### WHAT IS REQUIRED
Begin with the first line of the material and write out each line exactly, ending with the line that contains "ax2 = fig.add_axes([0.1346, 0.1205, 0.8399, 0.3485])". Pictures are not part of the copy.
---------------
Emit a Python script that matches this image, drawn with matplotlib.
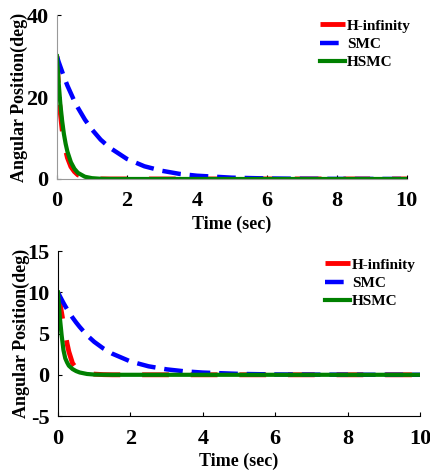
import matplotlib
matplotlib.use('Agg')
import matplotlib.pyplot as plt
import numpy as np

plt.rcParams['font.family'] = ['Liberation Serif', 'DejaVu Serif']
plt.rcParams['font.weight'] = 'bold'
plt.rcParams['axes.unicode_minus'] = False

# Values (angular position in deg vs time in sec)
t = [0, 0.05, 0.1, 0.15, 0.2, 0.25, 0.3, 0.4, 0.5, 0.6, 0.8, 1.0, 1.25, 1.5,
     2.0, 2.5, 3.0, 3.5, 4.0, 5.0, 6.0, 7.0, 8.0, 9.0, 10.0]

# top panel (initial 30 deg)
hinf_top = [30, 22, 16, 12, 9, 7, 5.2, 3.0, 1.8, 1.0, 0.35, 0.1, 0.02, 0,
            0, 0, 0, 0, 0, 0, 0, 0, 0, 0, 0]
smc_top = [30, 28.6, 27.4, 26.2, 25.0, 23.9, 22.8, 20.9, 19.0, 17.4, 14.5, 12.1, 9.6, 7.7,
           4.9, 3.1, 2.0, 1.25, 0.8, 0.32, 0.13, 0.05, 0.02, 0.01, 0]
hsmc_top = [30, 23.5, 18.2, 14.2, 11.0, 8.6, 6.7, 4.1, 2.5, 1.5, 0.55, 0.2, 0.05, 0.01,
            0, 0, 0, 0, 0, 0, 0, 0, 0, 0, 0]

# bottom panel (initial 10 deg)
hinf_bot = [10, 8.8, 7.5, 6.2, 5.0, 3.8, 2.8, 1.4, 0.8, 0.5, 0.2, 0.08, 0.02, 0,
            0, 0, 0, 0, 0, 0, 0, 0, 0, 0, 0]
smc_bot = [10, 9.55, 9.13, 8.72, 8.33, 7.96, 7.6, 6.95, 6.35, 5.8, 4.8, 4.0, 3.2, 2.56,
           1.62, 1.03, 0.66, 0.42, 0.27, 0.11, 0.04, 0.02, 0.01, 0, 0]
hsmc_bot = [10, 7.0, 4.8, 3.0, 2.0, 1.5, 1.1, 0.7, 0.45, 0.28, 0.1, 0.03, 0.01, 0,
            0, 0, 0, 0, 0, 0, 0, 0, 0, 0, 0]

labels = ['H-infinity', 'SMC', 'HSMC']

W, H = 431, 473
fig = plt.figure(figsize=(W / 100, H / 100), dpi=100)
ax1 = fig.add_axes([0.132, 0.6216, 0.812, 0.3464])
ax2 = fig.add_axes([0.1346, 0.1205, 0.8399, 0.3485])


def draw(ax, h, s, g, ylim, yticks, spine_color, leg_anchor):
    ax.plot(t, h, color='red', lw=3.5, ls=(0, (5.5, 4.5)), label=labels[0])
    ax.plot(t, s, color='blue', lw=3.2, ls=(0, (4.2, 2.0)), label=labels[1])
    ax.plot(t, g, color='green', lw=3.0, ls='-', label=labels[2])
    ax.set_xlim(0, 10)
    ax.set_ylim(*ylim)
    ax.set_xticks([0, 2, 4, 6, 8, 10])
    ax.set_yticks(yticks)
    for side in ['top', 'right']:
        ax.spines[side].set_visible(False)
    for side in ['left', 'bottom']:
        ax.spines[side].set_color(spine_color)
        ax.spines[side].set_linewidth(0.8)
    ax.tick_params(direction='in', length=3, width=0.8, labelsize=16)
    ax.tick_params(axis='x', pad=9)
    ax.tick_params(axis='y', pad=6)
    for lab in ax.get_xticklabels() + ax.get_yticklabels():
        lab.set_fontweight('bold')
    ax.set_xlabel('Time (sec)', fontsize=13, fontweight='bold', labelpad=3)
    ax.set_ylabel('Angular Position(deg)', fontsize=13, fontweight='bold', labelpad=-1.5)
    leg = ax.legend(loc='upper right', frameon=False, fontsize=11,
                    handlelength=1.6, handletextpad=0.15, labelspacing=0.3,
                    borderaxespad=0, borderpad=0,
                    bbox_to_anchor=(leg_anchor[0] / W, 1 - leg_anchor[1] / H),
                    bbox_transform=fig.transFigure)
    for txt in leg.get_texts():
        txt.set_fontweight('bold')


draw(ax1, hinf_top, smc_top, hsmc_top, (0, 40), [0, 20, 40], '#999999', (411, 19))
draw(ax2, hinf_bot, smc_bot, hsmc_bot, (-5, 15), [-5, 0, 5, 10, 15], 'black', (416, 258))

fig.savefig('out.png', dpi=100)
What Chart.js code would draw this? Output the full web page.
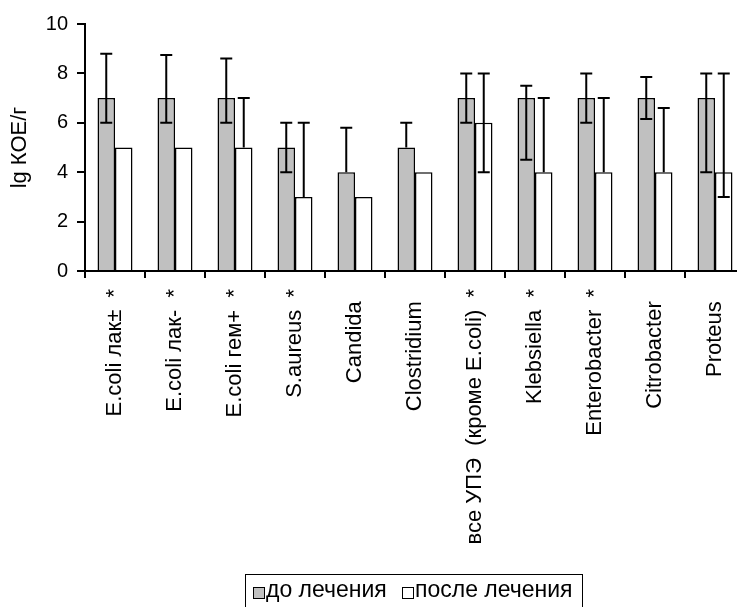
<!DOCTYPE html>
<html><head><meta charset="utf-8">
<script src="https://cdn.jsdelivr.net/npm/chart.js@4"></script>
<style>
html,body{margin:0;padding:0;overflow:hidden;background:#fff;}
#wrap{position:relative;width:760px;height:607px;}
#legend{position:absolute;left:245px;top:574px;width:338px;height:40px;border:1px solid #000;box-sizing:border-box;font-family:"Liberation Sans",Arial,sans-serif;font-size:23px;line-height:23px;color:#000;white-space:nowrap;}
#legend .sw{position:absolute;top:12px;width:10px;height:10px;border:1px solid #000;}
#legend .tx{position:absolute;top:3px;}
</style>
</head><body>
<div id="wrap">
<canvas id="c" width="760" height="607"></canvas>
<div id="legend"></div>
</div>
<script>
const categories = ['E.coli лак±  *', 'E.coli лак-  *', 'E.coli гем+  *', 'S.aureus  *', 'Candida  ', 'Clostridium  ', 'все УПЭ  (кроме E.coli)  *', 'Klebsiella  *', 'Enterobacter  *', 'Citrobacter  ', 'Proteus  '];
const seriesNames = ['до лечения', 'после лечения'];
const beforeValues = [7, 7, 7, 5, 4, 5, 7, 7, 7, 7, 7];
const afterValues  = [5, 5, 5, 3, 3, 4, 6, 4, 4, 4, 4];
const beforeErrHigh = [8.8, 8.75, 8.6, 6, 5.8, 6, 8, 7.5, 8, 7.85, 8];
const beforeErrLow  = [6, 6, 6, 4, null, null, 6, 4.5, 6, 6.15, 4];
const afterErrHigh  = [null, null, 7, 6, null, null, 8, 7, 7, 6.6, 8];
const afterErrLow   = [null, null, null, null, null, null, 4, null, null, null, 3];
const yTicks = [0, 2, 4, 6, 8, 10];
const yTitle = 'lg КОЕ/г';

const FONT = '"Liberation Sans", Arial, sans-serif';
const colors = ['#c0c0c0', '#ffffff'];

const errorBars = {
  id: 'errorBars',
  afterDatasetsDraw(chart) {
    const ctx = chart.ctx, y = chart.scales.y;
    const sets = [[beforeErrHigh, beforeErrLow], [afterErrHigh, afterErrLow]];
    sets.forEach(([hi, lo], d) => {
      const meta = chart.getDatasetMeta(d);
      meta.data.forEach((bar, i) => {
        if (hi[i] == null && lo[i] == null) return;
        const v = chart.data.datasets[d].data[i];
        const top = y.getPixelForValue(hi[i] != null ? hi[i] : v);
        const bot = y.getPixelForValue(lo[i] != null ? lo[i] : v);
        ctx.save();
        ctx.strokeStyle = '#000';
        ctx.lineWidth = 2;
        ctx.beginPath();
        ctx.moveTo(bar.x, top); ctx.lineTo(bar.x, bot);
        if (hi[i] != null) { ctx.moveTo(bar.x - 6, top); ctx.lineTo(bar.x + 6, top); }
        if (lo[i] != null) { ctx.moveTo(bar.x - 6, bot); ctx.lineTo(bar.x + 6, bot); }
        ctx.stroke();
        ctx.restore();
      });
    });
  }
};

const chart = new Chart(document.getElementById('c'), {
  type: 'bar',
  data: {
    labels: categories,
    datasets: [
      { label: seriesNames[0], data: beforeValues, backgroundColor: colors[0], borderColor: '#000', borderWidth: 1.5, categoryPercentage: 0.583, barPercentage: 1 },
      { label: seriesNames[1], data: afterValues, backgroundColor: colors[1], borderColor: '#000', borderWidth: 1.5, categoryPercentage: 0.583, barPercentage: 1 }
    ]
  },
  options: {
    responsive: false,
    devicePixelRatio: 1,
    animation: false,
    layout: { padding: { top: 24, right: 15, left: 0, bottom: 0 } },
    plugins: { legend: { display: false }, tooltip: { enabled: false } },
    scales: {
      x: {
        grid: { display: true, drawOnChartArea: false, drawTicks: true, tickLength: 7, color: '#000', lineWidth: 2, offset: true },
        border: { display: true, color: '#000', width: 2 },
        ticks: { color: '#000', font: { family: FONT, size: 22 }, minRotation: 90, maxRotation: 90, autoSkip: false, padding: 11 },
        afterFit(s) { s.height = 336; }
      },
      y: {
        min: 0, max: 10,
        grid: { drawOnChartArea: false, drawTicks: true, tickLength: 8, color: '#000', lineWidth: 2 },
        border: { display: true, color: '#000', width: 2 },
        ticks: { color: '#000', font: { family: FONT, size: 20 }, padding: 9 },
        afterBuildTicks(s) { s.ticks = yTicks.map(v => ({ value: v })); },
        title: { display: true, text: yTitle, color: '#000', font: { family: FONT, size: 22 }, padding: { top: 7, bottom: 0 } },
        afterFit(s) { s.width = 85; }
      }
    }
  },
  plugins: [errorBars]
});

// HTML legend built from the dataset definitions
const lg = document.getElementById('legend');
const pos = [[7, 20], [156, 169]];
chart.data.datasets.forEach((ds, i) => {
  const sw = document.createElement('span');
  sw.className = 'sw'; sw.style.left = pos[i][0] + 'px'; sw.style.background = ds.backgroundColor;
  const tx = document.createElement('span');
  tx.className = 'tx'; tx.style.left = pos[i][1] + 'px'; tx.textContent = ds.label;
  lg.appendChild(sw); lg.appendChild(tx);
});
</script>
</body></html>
---------------
### RESULT
Emit a Python script that matches this image, drawn with matplotlib.
import matplotlib
matplotlib.use('Agg')
import matplotlib.pyplot as plt
import numpy as np

plt.rcParams['font.family'] = ['Liberation Serif', 'DejaVu Serif']
plt.rcParams['font.weight'] = 'bold'
plt.rcParams['axes.unicode_minus'] = False

# Values (angular position in deg vs time in sec)
t = [0, 0.05, 0.1, 0.15, 0.2, 0.25, 0.3, 0.4, 0.5, 0.6, 0.8, 1.0, 1.25, 1.5,
     2.0, 2.5, 3.0, 3.5, 4.0, 5.0, 6.0, 7.0, 8.0, 9.0, 10.0]

# top panel (initial 30 deg)
hinf_top = [30, 22, 16, 12, 9, 7, 5.2, 3.0, 1.8, 1.0, 0.35, 0.1, 0.02, 0,
            0, 0, 0, 0, 0, 0, 0, 0, 0, 0, 0]
smc_top = [30, 28.6, 27.4, 26.2, 25.0, 23.9, 22.8, 20.9, 19.0, 17.4, 14.5, 12.1, 9.6, 7.7,
           4.9, 3.1, 2.0, 1.25, 0.8, 0.32, 0.13, 0.05, 0.02, 0.01, 0]
hsmc_top = [30, 23.5, 18.2, 14.2, 11.0, 8.6, 6.7, 4.1, 2.5, 1.5, 0.55, 0.2, 0.05, 0.01,
            0, 0, 0, 0, 0, 0, 0, 0, 0, 0, 0]

# bottom panel (initial 10 deg)
hinf_bot = [10, 8.8, 7.5, 6.2, 5.0, 3.8, 2.8, 1.4, 0.8, 0.5, 0.2, 0.08, 0.02, 0,
            0, 0, 0, 0, 0, 0, 0, 0, 0, 0, 0]
smc_bot = [10, 9.55, 9.13, 8.72, 8.33, 7.96, 7.6, 6.95, 6.35, 5.8, 4.8, 4.0, 3.2, 2.56,
           1.62, 1.03, 0.66, 0.42, 0.27, 0.11, 0.04, 0.02, 0.01, 0, 0]
hsmc_bot = [10, 7.0, 4.8, 3.0, 2.0, 1.5, 1.1, 0.7, 0.45, 0.28, 0.1, 0.03, 0.01, 0,
            0, 0, 0, 0, 0, 0, 0, 0, 0, 0, 0]

labels = ['H-infinity', 'SMC', 'HSMC']

W, H = 431, 473
fig = plt.figure(figsize=(W / 100, H / 100), dpi=100)
ax1 = fig.add_axes([0.132, 0.6216, 0.812, 0.3464])
ax2 = fig.add_axes([0.1346, 0.1205, 0.8399, 0.3485])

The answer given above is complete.